WHAT THE EXERCISE ASKS:
Give the data below again exactly as it stands. Omit the pictures.

——————————

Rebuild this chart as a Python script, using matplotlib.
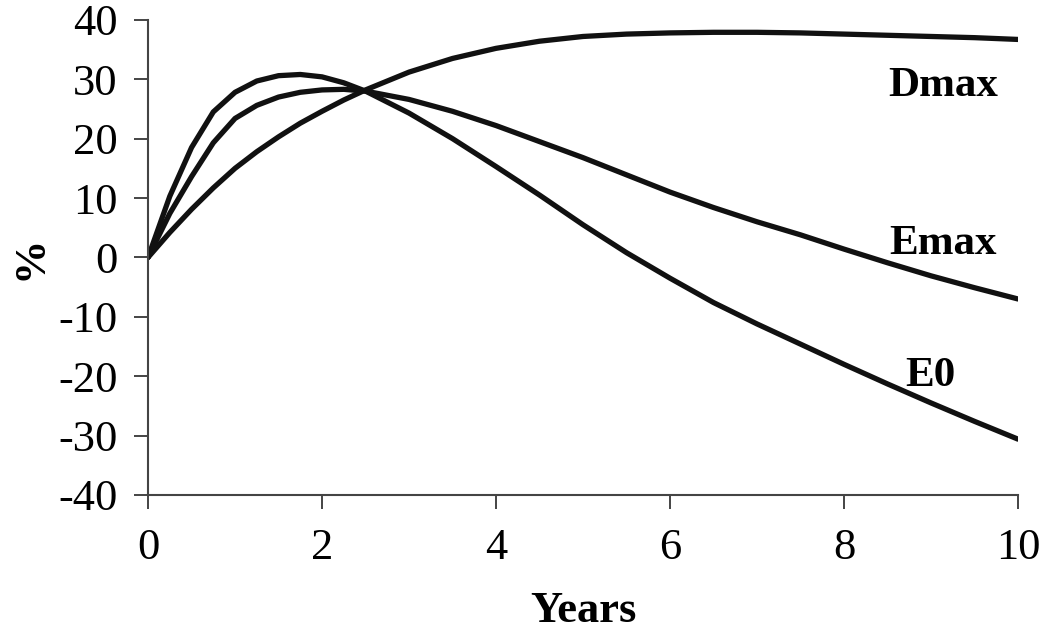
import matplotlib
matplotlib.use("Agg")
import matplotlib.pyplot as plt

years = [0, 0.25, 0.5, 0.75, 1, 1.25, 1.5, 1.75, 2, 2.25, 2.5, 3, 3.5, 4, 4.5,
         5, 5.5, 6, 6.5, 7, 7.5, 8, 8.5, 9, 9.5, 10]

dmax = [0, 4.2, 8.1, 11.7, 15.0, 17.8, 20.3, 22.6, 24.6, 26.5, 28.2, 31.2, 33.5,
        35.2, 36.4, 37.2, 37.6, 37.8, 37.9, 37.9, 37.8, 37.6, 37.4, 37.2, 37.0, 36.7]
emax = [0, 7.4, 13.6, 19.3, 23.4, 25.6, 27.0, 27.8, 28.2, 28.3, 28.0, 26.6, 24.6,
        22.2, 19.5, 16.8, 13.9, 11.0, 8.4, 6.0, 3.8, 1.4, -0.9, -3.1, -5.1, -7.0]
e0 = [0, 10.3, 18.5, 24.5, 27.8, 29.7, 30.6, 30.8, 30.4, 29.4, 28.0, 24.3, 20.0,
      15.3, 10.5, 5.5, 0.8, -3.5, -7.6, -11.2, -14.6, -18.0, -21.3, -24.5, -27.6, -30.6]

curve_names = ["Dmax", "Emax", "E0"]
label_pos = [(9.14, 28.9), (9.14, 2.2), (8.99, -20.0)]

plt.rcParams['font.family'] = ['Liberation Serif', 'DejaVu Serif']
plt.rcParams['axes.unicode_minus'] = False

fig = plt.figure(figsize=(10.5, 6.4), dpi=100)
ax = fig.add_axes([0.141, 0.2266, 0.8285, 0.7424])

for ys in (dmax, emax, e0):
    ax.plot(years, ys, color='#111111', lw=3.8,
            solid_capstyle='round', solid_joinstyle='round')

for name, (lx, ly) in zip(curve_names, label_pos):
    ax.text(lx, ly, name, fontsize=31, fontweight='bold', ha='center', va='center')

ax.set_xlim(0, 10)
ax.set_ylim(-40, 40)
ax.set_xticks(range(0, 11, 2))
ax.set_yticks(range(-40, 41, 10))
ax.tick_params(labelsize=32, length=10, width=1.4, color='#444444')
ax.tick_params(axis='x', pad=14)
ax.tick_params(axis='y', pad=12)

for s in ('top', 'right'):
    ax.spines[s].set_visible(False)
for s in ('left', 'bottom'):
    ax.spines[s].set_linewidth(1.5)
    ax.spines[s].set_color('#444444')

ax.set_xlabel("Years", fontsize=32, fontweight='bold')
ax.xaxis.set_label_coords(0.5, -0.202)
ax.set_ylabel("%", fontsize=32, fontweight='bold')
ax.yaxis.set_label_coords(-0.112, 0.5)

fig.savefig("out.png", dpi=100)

——————————

REPLY:
Rebuild this chart as a Python script, using matplotlib.
import matplotlib
matplotlib.use("Agg")
import matplotlib.pyplot as plt

years = [0, 0.25, 0.5, 0.75, 1, 1.25, 1.5, 1.75, 2, 2.25, 2.5, 3, 3.5, 4, 4.5,
         5, 5.5, 6, 6.5, 7, 7.5, 8, 8.5, 9, 9.5, 10]

dmax = [0, 4.2, 8.1, 11.7, 15.0, 17.8, 20.3, 22.6, 24.6, 26.5, 28.2, 31.2, 33.5,
        35.2, 36.4, 37.2, 37.6, 37.8, 37.9, 37.9, 37.8, 37.6, 37.4, 37.2, 37.0, 36.7]
emax = [0, 7.4, 13.6, 19.3, 23.4, 25.6, 27.0, 27.8, 28.2, 28.3, 28.0, 26.6, 24.6,
        22.2, 19.5, 16.8, 13.9, 11.0, 8.4, 6.0, 3.8, 1.4, -0.9, -3.1, -5.1, -7.0]
e0 = [0, 10.3, 18.5, 24.5, 27.8, 29.7, 30.6, 30.8, 30.4, 29.4, 28.0, 24.3, 20.0,
      15.3, 10.5, 5.5, 0.8, -3.5, -7.6, -11.2, -14.6, -18.0, -21.3, -24.5, -27.6, -30.6]

curve_names = ["Dmax", "Emax", "E0"]
label_pos = [(9.14, 28.9), (9.14, 2.2), (8.99, -20.0)]

plt.rcParams['font.family'] = ['Liberation Serif', 'DejaVu Serif']
plt.rcParams['axes.unicode_minus'] = False

fig = plt.figure(figsize=(10.5, 6.4), dpi=100)
ax = fig.add_axes([0.141, 0.2266, 0.8285, 0.7424])

for ys in (dmax, emax, e0):
    ax.plot(years, ys, color='#111111', lw=3.8,
            solid_capstyle='round', solid_joinstyle='round')

for name, (lx, ly) in zip(curve_names, label_pos):
    ax.text(lx, ly, name, fontsize=31, fontweight='bold', ha='center', va='center')

ax.set_xlim(0, 10)
ax.set_ylim(-40, 40)
ax.set_xticks(range(0, 11, 2))
ax.set_yticks(range(-40, 41, 10))
ax.tick_params(labelsize=32, length=10, width=1.4, color='#444444')
ax.tick_params(axis='x', pad=14)
ax.tick_params(axis='y', pad=12)

for s in ('top', 'right'):
    ax.spines[s].set_visible(False)
for s in ('left', 'bottom'):
    ax.spines[s].set_linewidth(1.5)
    ax.spines[s].set_color('#444444')

ax.set_xlabel("Years", fontsize=32, fontweight='bold')
ax.xaxis.set_label_coords(0.5, -0.202)
ax.set_ylabel("%", fontsize=32, fontweight='bold')
ax.yaxis.set_label_coords(-0.112, 0.5)

fig.savefig("out.png", dpi=100)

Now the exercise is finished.